Je vous recommande La Harpe quand je ne serai plus. Il sera un des piliers de notre Eglise ; il faudra le faire de l’Académie : après avoir eu tant de prix, il est bien juste qu’il en donne.
Au reste, souvenez-vous que s’il y a dans l’Europe des princes et des ministres qui pensent, ce n’est guère qu’en France qu’on peut trouver les agréments de la société. Les Français, persécutés et chargés de chaînes, dansent très joliment avec leurs fers, quand le geôlier n’est pas là. Nous avons eu des fêtes charmantes à Ferney. Madame de La Harpe a joué comme mademoiselle Clairon, M. de La Harpe comme Lekain, M. de Chabanon infiniment mieux que Molé : cela console.

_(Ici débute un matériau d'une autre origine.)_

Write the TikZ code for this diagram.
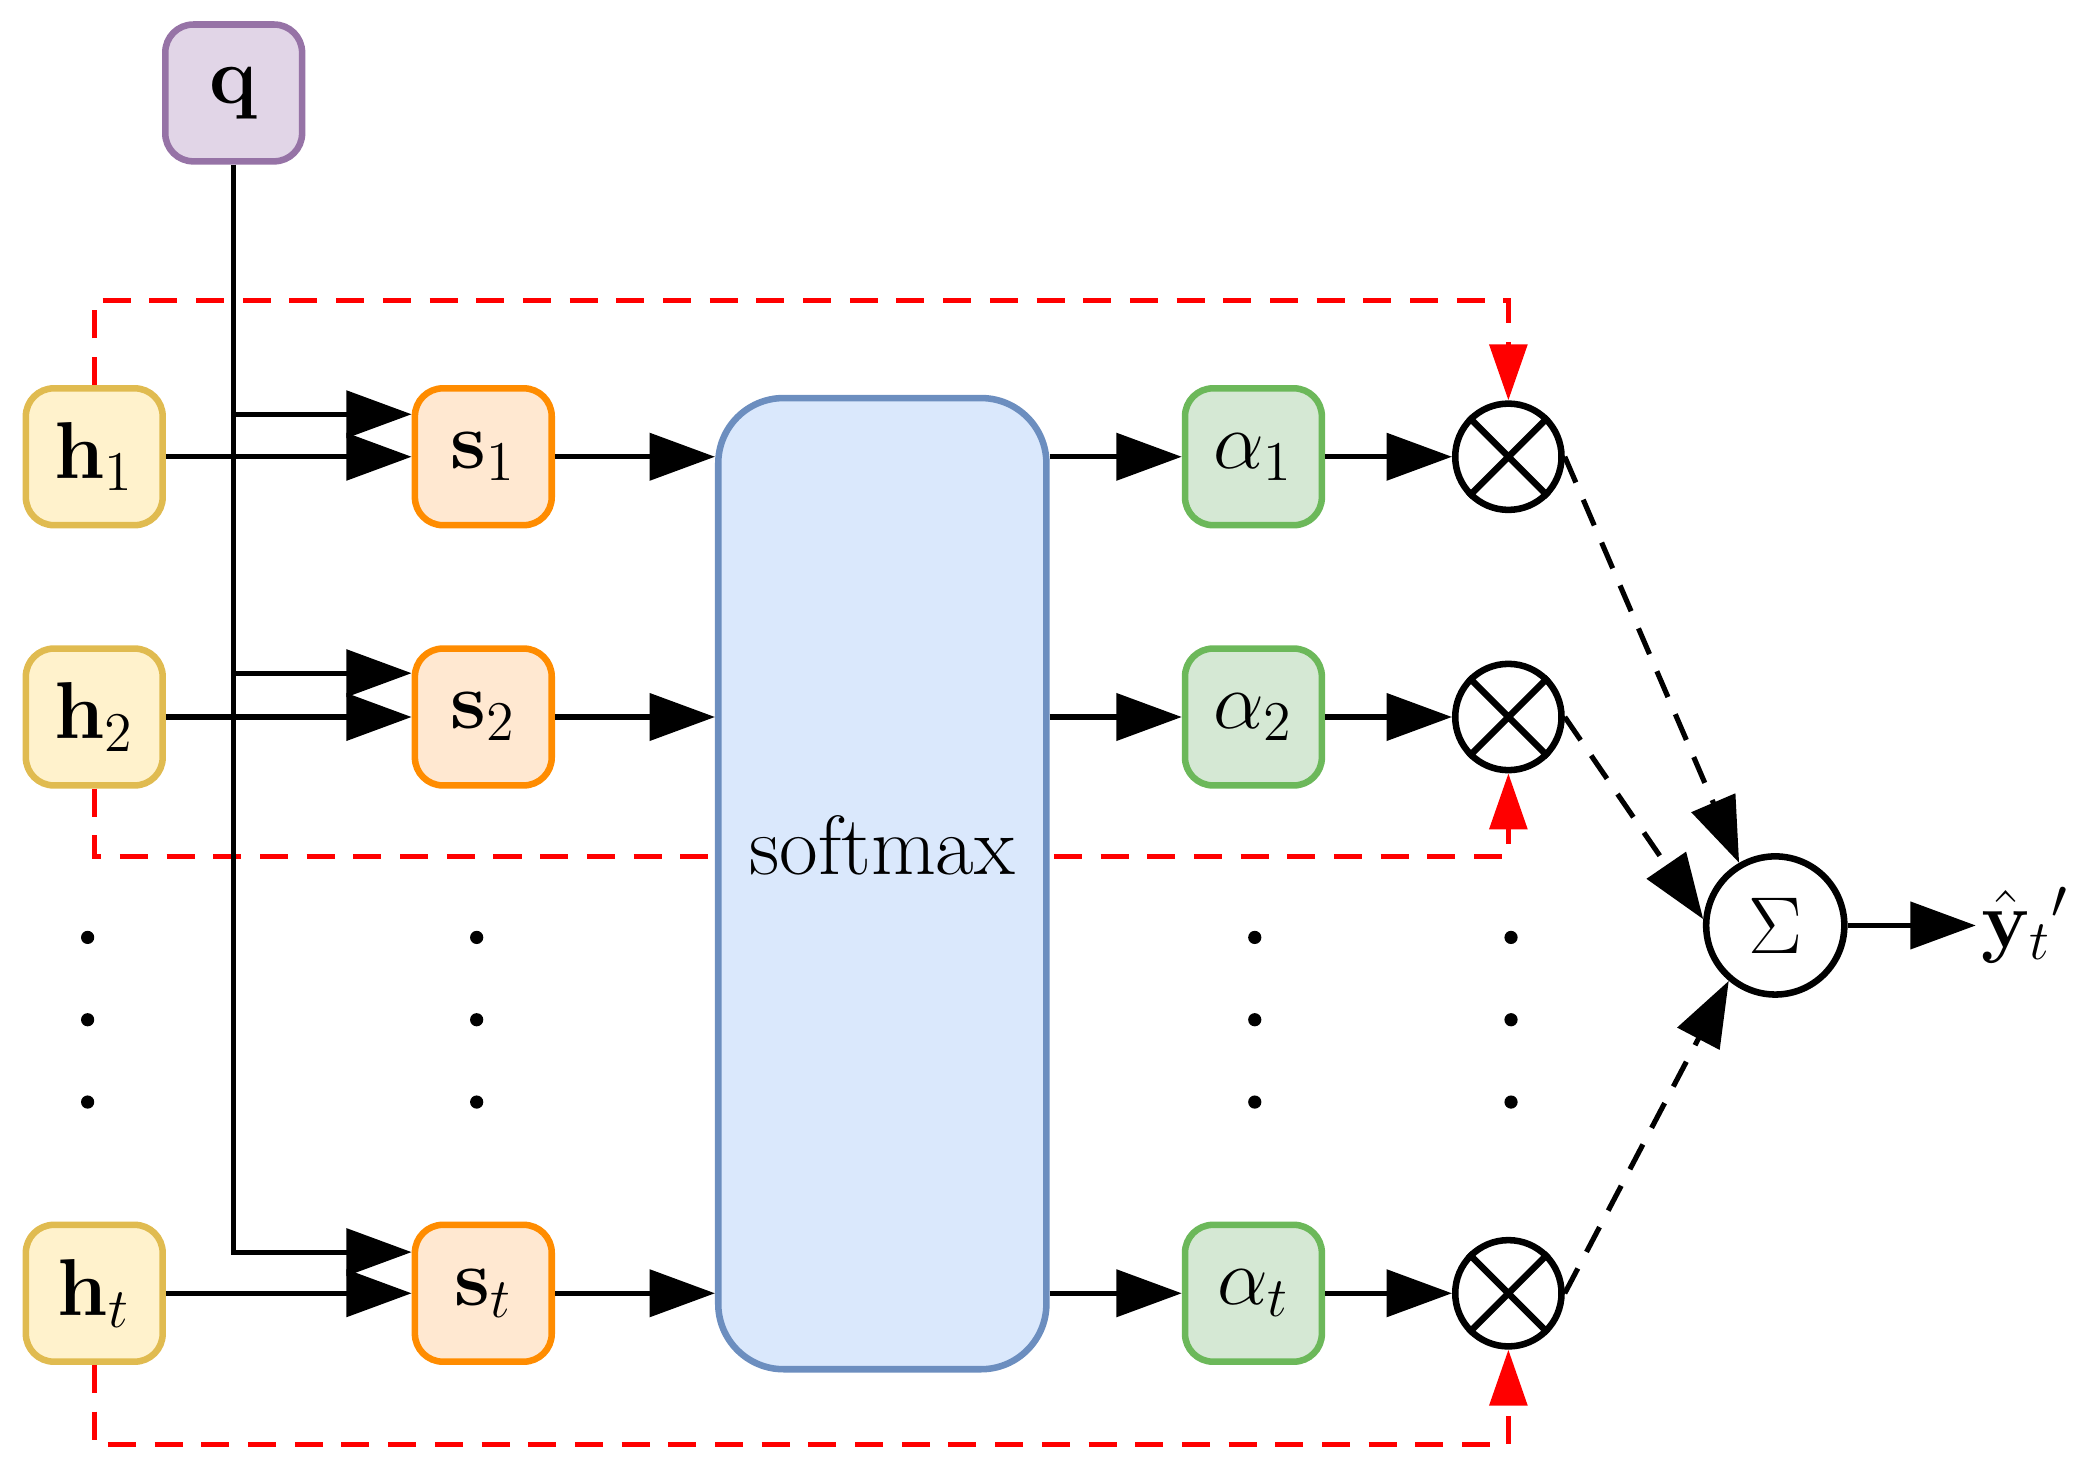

Adieu, mon cher confrère ; je n’écris point de ma main, je suis aveugle comme votre Bélisaire ; je répète mon Credo, mais je ne le commente pas si bien que lui.
à M. le maréchal duc de Richelieu.
A Ferney, 22 Auguste (1).
Vous m’avez ordonné, monseigneur, de donner dix louis d’or à Galien ; mais voilà un compte de sept cent vingt-deux livres neuf sous, dont je vous enverrai tous les articles signés quand j’aurai achevé de tout payer. De la façon dont il y allait, sa personne revenait à deux mille livres par an. Il a un frère qui a été à Maroc à meilleur marché. Je crois qu’il aura toute sa vie la reconnaissance qu’il vous doit, que M. Hennin le stylera et le fera beaucoup travailler. Son poste, qui lui vaut mille francs par an, outre le logement, la nourriture et le chauffage, pourra bientôt lui valoir plus de cent louis d’or, en vertu d’un arrangement pour les certificats de vie et pour les passe-ports ; plus il aura, plus il devra vous être obligé. Il paraît être pénétré de vos bontés.
J’eus l’honneur de vous adresser, par la dernière poste, deux exemplaires de la nouvelle édition des Scythes, l’un pour vous, l’autre pour le théâtre de Bordeaux ; mais j’implore toujours votre protection pour le Fontainebleau prochain.
J’espère, avant de mourir, vous envoyer un petit divertissement pour vous amuser dans votre royaume.
Conservez-moi vos bontés, et agréez mon attachement et mon respect.